Skip every image and restate the data word for word.
**** Recorded information ****
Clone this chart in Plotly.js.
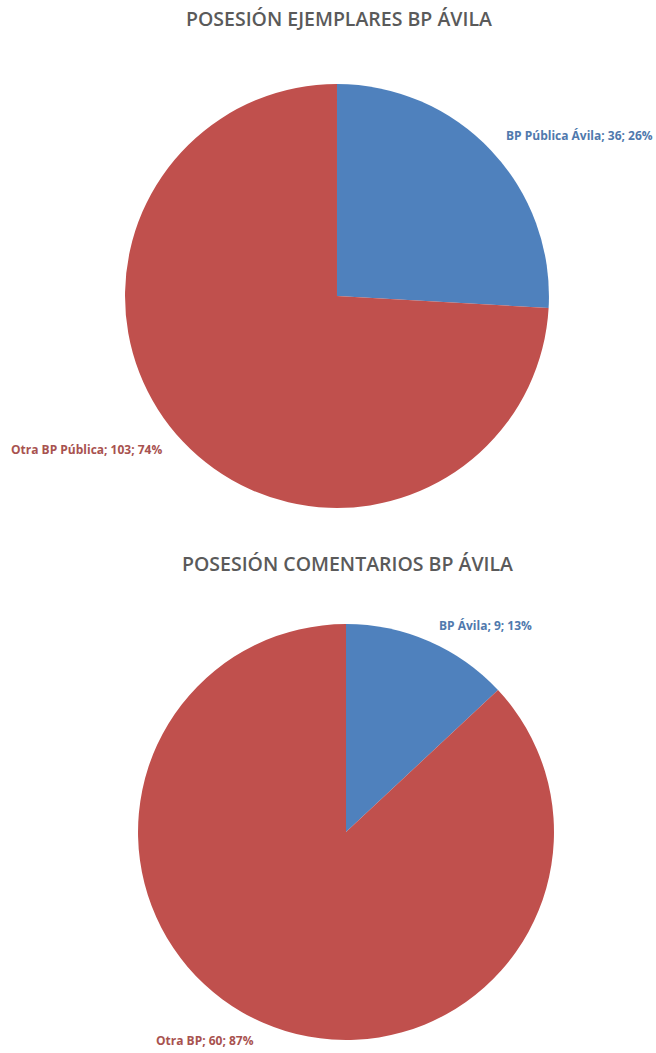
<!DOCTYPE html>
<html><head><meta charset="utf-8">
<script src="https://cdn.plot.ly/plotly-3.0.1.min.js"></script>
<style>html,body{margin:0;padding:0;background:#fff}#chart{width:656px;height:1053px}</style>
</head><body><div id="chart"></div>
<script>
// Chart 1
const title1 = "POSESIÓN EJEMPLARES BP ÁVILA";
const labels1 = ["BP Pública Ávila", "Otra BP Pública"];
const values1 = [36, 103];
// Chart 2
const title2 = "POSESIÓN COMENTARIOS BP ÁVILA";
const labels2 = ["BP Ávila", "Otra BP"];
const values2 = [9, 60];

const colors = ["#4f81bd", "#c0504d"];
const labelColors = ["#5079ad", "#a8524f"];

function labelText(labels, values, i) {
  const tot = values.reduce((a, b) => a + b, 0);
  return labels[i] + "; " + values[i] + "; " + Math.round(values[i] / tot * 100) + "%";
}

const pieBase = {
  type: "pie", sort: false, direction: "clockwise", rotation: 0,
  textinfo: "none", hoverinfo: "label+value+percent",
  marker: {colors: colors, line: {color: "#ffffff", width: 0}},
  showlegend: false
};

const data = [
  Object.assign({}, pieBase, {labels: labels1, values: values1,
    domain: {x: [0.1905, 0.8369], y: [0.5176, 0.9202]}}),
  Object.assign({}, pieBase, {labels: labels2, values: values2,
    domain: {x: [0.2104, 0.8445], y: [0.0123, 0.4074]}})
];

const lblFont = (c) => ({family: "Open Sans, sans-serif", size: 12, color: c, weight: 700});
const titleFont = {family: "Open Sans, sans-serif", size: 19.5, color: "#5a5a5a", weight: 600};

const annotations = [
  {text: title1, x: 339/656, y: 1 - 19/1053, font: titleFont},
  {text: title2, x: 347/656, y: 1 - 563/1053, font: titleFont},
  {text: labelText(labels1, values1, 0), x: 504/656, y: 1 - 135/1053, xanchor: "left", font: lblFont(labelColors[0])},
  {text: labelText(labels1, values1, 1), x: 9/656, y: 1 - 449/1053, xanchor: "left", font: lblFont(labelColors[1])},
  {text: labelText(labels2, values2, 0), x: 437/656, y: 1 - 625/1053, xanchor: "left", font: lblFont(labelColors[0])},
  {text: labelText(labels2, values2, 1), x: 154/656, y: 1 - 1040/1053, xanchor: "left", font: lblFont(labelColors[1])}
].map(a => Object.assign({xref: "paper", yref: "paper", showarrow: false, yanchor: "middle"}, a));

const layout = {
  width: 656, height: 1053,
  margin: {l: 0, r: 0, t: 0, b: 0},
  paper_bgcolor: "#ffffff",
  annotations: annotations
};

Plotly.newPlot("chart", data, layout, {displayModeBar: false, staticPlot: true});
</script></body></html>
****
- **Written answer**:
Clone this chart in Plotly.js.
<!DOCTYPE html>
<html><head><meta charset="utf-8">
<script src="https://cdn.plot.ly/plotly-3.0.1.min.js"></script>
<style>html,body{margin:0;padding:0;background:#fff}#chart{width:656px;height:1053px}</style>
</head><body><div id="chart"></div>
<script>
// Chart 1
const title1 = "POSESIÓN EJEMPLARES BP ÁVILA";
const labels1 = ["BP Pública Ávila", "Otra BP Pública"];
const values1 = [36, 103];
// Chart 2
const title2 = "POSESIÓN COMENTARIOS BP ÁVILA";
const labels2 = ["BP Ávila", "Otra BP"];
const values2 = [9, 60];

const colors = ["#4f81bd", "#c0504d"];
const labelColors = ["#5079ad", "#a8524f"];

function labelText(labels, values, i) {
  const tot = values.reduce((a, b) => a + b, 0);
  return labels[i] + "; " + values[i] + "; " + Math.round(values[i] / tot * 100) + "%";
}

const pieBase = {
  type: "pie", sort: false, direction: "clockwise", rotation: 0,
  textinfo: "none", hoverinfo: "label+value+percent",
  marker: {colors: colors, line: {color: "#ffffff", width: 0}},
  showlegend: false
};

const data = [
  Object.assign({}, pieBase, {labels: labels1, values: values1,
    domain: {x: [0.1905, 0.8369], y: [0.5176, 0.9202]}}),
  Object.assign({}, pieBase, {labels: labels2, values: values2,
    domain: {x: [0.2104, 0.8445], y: [0.0123, 0.4074]}})
];

const lblFont = (c) => ({family: "Open Sans, sans-serif", size: 12, color: c, weight: 700});
const titleFont = {family: "Open Sans, sans-serif", size: 19.5, color: "#5a5a5a", weight: 600};

const annotations = [
  {text: title1, x: 339/656, y: 1 - 19/1053, font: titleFont},
  {text: title2, x: 347/656, y: 1 - 563/1053, font: titleFont},
  {text: labelText(labels1, values1, 0), x: 504/656, y: 1 - 135/1053, xanchor: "left", font: lblFont(labelColors[0])},
  {text: labelText(labels1, values1, 1), x: 9/656, y: 1 - 449/1053, xanchor: "left", font: lblFont(labelColors[1])},
  {text: labelText(labels2, values2, 0), x: 437/656, y: 1 - 625/1053, xanchor: "left", font: lblFont(labelColors[0])},
  {text: labelText(labels2, values2, 1), x: 154/656, y: 1 - 1040/1053, xanchor: "left", font: lblFont(labelColors[1])}
].map(a => Object.assign({xref: "paper", yref: "paper", showarrow: false, yanchor: "middle"}, a));

const layout = {
  width: 656, height: 1053,
  margin: {l: 0, r: 0, t: 0, b: 0},
  paper_bgcolor: "#ffffff",
  annotations: annotations
};

Plotly.newPlot("chart", data, layout, {displayModeBar: false, staticPlot: true});
</script></body></html>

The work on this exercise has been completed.